DANIEL: Once we started showing it to audiences, and showed it to people – we realise that keeping the secret isn’t why people are watching. I think it’s one of the things that I’m proud of with the film is that it’s doesn’t come across as: ‘haha we withheld some information, what a clever film’ but instead we got to go into the repercussions of what in a different movie would have been the climax, we got to make that a midpoint to focus on – what next? I find that I watch a lot of movies and I wish I knew what happened next.
ELLE: A lot of films that are based in the states, especially within the south, can get very political – but the film circumnavigates this quite well and sticks to the story. Was this ever a factor?
DANIEL: It is important, which is funny because we are such political people, more so in the way that we made it. We were very conscious about where we were making it and how we wanted to make it, so we had an environmentally friendly set – and it was a progressive cast and crew. We all signed petitions, and within the edit – a lot of people were involved in the Senate election that came up during the shoot. Judge Roy Moore almost won, who is a sexual deviant, and the movie is sort of about sexual deviancy – I kinda wanted to dedicate the film to judge Roy – he was definitely an inspiration.
I think it’s one of the things that I’m proud of with the film is that it’s doesn’t come across as: ‘haha we withheld some information, what a clever film’ but instead we got to go into the repercussions of what in a different movie would have been the climax, we got to make that a midpoint to focus on – what next?
People look at Alabama in those terms, we didn’t want to make it about that necessarily. There is a political undercurrent which we do Trojan horse into the world, where we explore the fact that these days the type of dark underbelly of men is getting exposed around the globe. This movie is sort of a slow-motion train wreck drama about guys and the secrets they’ve been keeping. I read the news and feel like it’s relevant.

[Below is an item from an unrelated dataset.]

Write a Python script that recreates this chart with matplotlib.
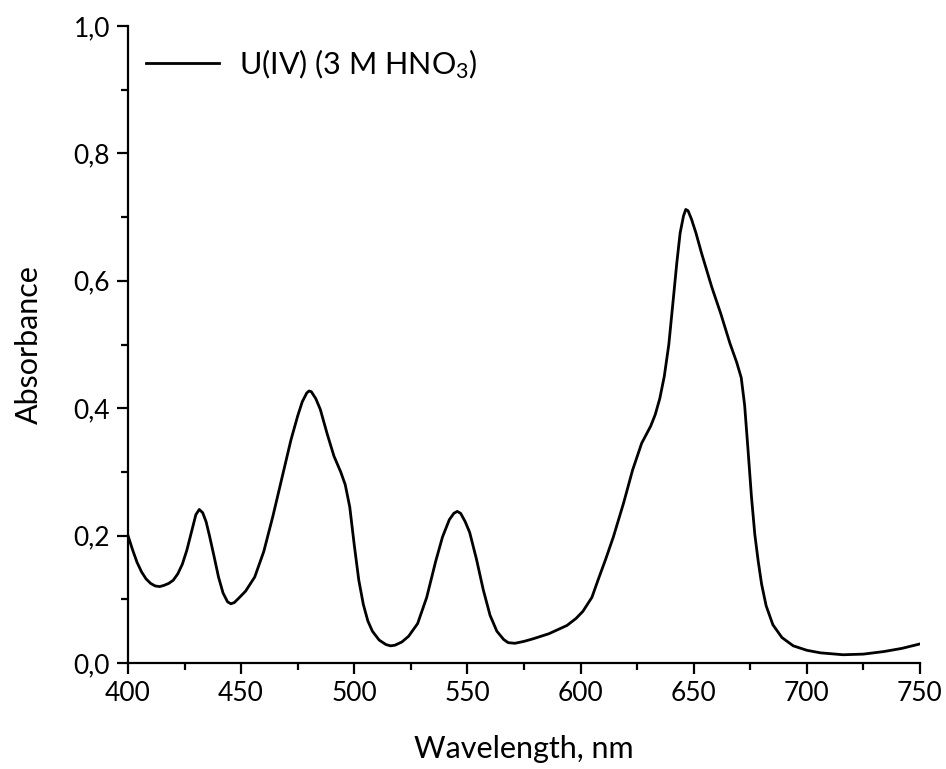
import matplotlib
matplotlib.use("Agg")
import matplotlib.pyplot as plt
from matplotlib.ticker import MultipleLocator, FuncFormatter

# U(IV) in 3 M HNO3
wavelength = [400, 402, 404, 406, 408, 410, 412, 414, 416, 418, 420, 422, 424, 426, 428, 430,
              431.5, 433, 434.5, 436, 438, 440, 442, 444, 445.5, 447, 449, 452, 456, 460,
              464, 468, 472, 475, 477, 479, 480, 481, 483, 485, 488, 491, 494, 496, 498,
              500, 502, 504, 506, 508, 511, 514, 516, 518, 521, 524, 528, 532, 536, 539,
              542, 544, 545.5, 547, 549, 551, 554, 557, 560, 563, 566, 568, 571, 575, 579,
              586, 594, 598, 601, 605, 608, 611, 614.5, 619, 623, 627, 631, 633, 635, 637,
              639, 641, 642.5, 644, 645.5, 646.5, 647.5, 649, 651, 653.5, 658, 662, 666,
              669, 671, 672.5, 674, 675.5, 677, 678.5, 680, 682, 685, 689, 694, 700, 706,
              716, 725, 734, 742, 750]
absorbance = [0.200, 0.178, 0.158, 0.143, 0.132, 0.125, 0.121, 0.120, 0.122, 0.125, 0.130,
              0.140, 0.155, 0.177, 0.205, 0.233, 0.241, 0.236, 0.222, 0.200, 0.168, 0.135,
              0.110, 0.096, 0.093, 0.095, 0.102, 0.113, 0.135, 0.175, 0.230, 0.290, 0.350,
              0.388, 0.410, 0.424, 0.427, 0.426, 0.415, 0.398, 0.360, 0.325, 0.300, 0.280,
              0.245, 0.185, 0.130, 0.092, 0.066, 0.050, 0.036, 0.029, 0.027, 0.028, 0.033,
              0.042, 0.062, 0.103, 0.160, 0.198, 0.225, 0.235, 0.238, 0.235, 0.222, 0.205,
              0.163, 0.115, 0.075, 0.050, 0.037, 0.032, 0.031, 0.034, 0.038, 0.046, 0.059,
              0.070, 0.081, 0.103, 0.133, 0.162, 0.198, 0.251, 0.303, 0.345, 0.372, 0.390,
              0.415, 0.450, 0.500, 0.572, 0.627, 0.675, 0.702, 0.712, 0.710, 0.697, 0.675,
              0.643, 0.590, 0.548, 0.502, 0.472, 0.448, 0.405, 0.335, 0.262, 0.202, 0.160,
              0.124, 0.090, 0.060, 0.040, 0.027, 0.020, 0.016, 0.013, 0.014, 0.018, 0.023,
              0.030]

plt.rcParams["font.family"] = ["Lato", "DejaVu Sans"]
plt.rcParams["mathtext.default"] = "regular"

fig = plt.figure(figsize=(9.46, 7.69), dpi=100)
ax = fig.add_axes([0.1353, 0.1378, 0.8372, 0.8284])

ax.plot(wavelength, absorbance, color="black", lw=2.0, label="U(IV) (3 M HNO$_3$)",
        solid_joinstyle="round")

ax.set_xlim(400, 750)
ax.set_ylim(0, 1.0)
ax.xaxis.set_major_locator(MultipleLocator(50))
ax.xaxis.set_minor_locator(MultipleLocator(25))
ax.yaxis.set_major_locator(MultipleLocator(0.2))
ax.yaxis.set_minor_locator(MultipleLocator(0.1))
ax.yaxis.set_major_formatter(FuncFormatter(lambda v, p: f"{v:.1f}".replace(".", ",")))

for s in ["top", "right"]:
    ax.spines[s].set_visible(False)
for s in ["left", "bottom"]:
    ax.spines[s].set_linewidth(1.6)
ax.tick_params(which="major", direction="out", length=8, width=1.6, labelsize=19, pad=5)
ax.tick_params(which="minor", direction="out", length=5, width=1.6)

ax.set_xlabel("Wavelength, nm", fontsize=22, labelpad=21)
ax.set_ylabel("Absorbance", fontsize=22, labelpad=22)

ax.legend(loc="upper left", bbox_to_anchor=(-0.012, 1.01), frameon=False, fontsize=22,
          handlelength=2.4, handletextpad=0.65)

fig.savefig("out.png", dpi=100)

ELLE: What project is next on the cards for you?
DANIEL: Hopefully quite a lot, but other than that Daniel and I have been writing a movie for two years that we’re hoping to shoot this winter: our follow up to Swiss Army Man will be that! Then Billy and I developing a TV show about southern weird stories like this so there’s more that we want to tell, and get more into the politics. We’ve got all sorts of weird ones!